En déclenchant un tel article, qui ne fut utilisé qu’une seule fois par le général de Gaulle pour réprimer le putsch d’Alger en 1961, Macron pousserait pourtant le régime vers l’inconnu : ce serait un sursaut bonapartiste sans précédent dans l’histoire de la Ve République. Mais entre la lettre de la Constitution et la légitimité chancelante du président, une telle option pourrait immédiatement se retourner contre lui.
En effet, le président se trouve dans une situation extrêmement fragile et sa démission est de plus en plus ouvertement évoquée. Signe de l’ampleur de la crise, l’hypothèse est développée au sein du « socle commun » de Jean-François Copé, député LR, à Charles de Courson, député LIOT. La France Insoumise est même allée jusqu’à adresser une lettre au ministre de l’Intérieur pour demander les modalités d’organisation d’une présidentielle anticipée alors que le RN accentue la pression.
Si les évolutions de la situation sont encore imprévisibles, ces différentes hypothèses démontrent les ressources encore dont disposent les classes dominantes pour régler la situation dans le sens de leurs intérêts. Que le régime résolve la crise en renforçant ses instruments pour faire payer la crise aux travailleurs ou qu’il se rapproche de l’extrême droite en accordant à Marine Le Pen une nouvelle loi sur l’immigration ou d’autres concessions racistes, il est urgent que le mouvement ouvrier s’empare la crise et lui donner une issue progressive.

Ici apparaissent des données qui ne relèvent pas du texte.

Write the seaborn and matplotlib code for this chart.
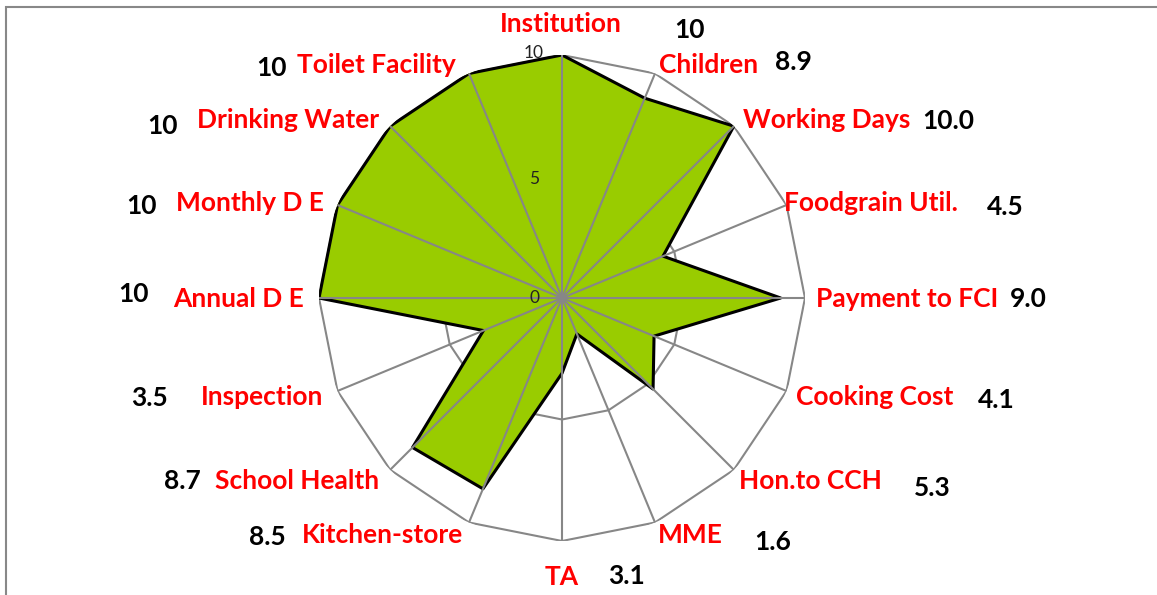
import numpy as np
import pandas as pd
import matplotlib
matplotlib.use("Agg")
import matplotlib.pyplot as plt
import seaborn as sns
from matplotlib.patches import Rectangle

categories = ["Institution", "Children", "Working Days", "Foodgrain Util.",
              "Payment to FCI", "Cooking Cost", "Hon.to CCH", "MME", "TA",
              "Kitchen-store", "School Health", "Inspection", "Annual D E",
              "Monthly D E", "Drinking Water", "Toilet Facility"]
values = [10, 8.9, 10.0, 4.5, 9.0, 4.1, 5.3, 1.6, 3.1, 8.5, 8.7, 3.5, 10, 10, 10, 10]
value_labels = ["10", "8.9", "10.0", "4.5", "9.0", "4.1", "5.3", "1.6", "3.1",
                "8.5", "8.7", "3.5", "10", "10", "10", "10"]
r_ticks = [0, 5, 10]

# label positions in image pixels (x, y from top)
cat_pos = [(561, 24), (709, 65), (827, 120), (871, 203), (907, 299), (875, 397),
           (810, 481), (690, 535), (562, 577), (382, 535), (297, 481), (262, 397),
           (239, 299), (250, 203), (288, 120), (376, 65)]
val_pos = [(690, 30), (793, 62), (948, 121), (1005, 207), (1028, 299), (996, 400),
           (932, 488), (773, 542), (626, 576), (267, 537), (182, 481), (149, 398),
           (134, 294), (142, 206), (163, 126), (271, 68)]

sns.set_theme(style="white")
plt.rcParams["font.family"] = ["Lato", "DejaVu Sans"]

W, H = 1157, 595
fig = plt.figure(figsize=(W / 100, H / 100), dpi=100)
fig.patch.set_facecolor("white")

cx, cy, R = 562, 298, 243
ax = fig.add_axes([(cx - R) / W, (H - cy - R) / H, 2 * R / W, 2 * R / H],
                  projection="polar")
ax.set_theta_zero_location("N")
ax.set_theta_direction(-1)
ax.set_ylim(0, 10)
ax.grid(False)
ax.spines["polar"].set_visible(False)
ax.set_xticks([])
ax.set_yticks([])
ax.patch.set_alpha(0)

n = len(categories)
theta = np.arange(n) * 2 * np.pi / n
df = pd.DataFrame({"theta": np.append(theta, theta[0]),
                   "value": np.append(values, values[0])})

grid_color = "#878787"
closed = np.append(theta, theta[0])
# rings below the fill
for rv in r_ticks[1:]:
    ax.plot(closed, np.full(len(closed), rv), color=grid_color, lw=1.5, zorder=1)

ax.fill(df["theta"], df["value"], color="#99CC00", zorder=2)
sns.lineplot(data=df, x="theta", y="value", sort=False, estimator=None,
             color="black", linewidth=2.2, ax=ax, zorder=3)

# spokes above the fill
for t in theta:
    ax.plot([t, t], [0, r_ticks[-1]], color=grid_color, lw=1.5, zorder=4)
ax.set_xlabel("")
ax.set_ylabel("")
ax.set_ylim(0, 10)

for rv in r_ticks:
    ax.annotate(str(rv), xy=(0, rv), xytext=(-28, 2 if rv == 10 else -2 if rv == 5 else 0),
                textcoords="offset pixels", ha="center", va="center",
                fontsize=12.5, color="#222222", zorder=6)

for (x, y), lab in zip(cat_pos, categories):
    fig.text(x / W, 1 - y / H, lab, ha="center", va="center", color="#FF0000",
             fontsize=19, fontweight="bold")
for (x, y), lab in zip(val_pos, value_labels):
    fig.text(x / W, 1 - y / H, lab, ha="center", va="center", color="black",
             fontsize=19, fontweight="bold")

fig.patches.append(Rectangle((6 / W, -0.1), 1.2, 1 - 7 / H + 0.1,
                             transform=fig.transFigure, fill=False,
                             edgecolor="#888888", lw=1.5))

fig.savefig("out.png", dpi=100)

Face aux résultats réactionnaires proposés par les classes dirigeantes, il est clair que les travailleurs et les classes populaires ne peuvent rien espérer des institutions de la Ve République. Face à l’austérité, aux plans de licenciements en série et aux nouvelles offensives que mèneront Macron ou son nouveau gouvernement, les classes populaires doivent, dès demain, affronter le régime par une grève générale et politique, pour obtenir la démission de Macron et la fin de la Ve République.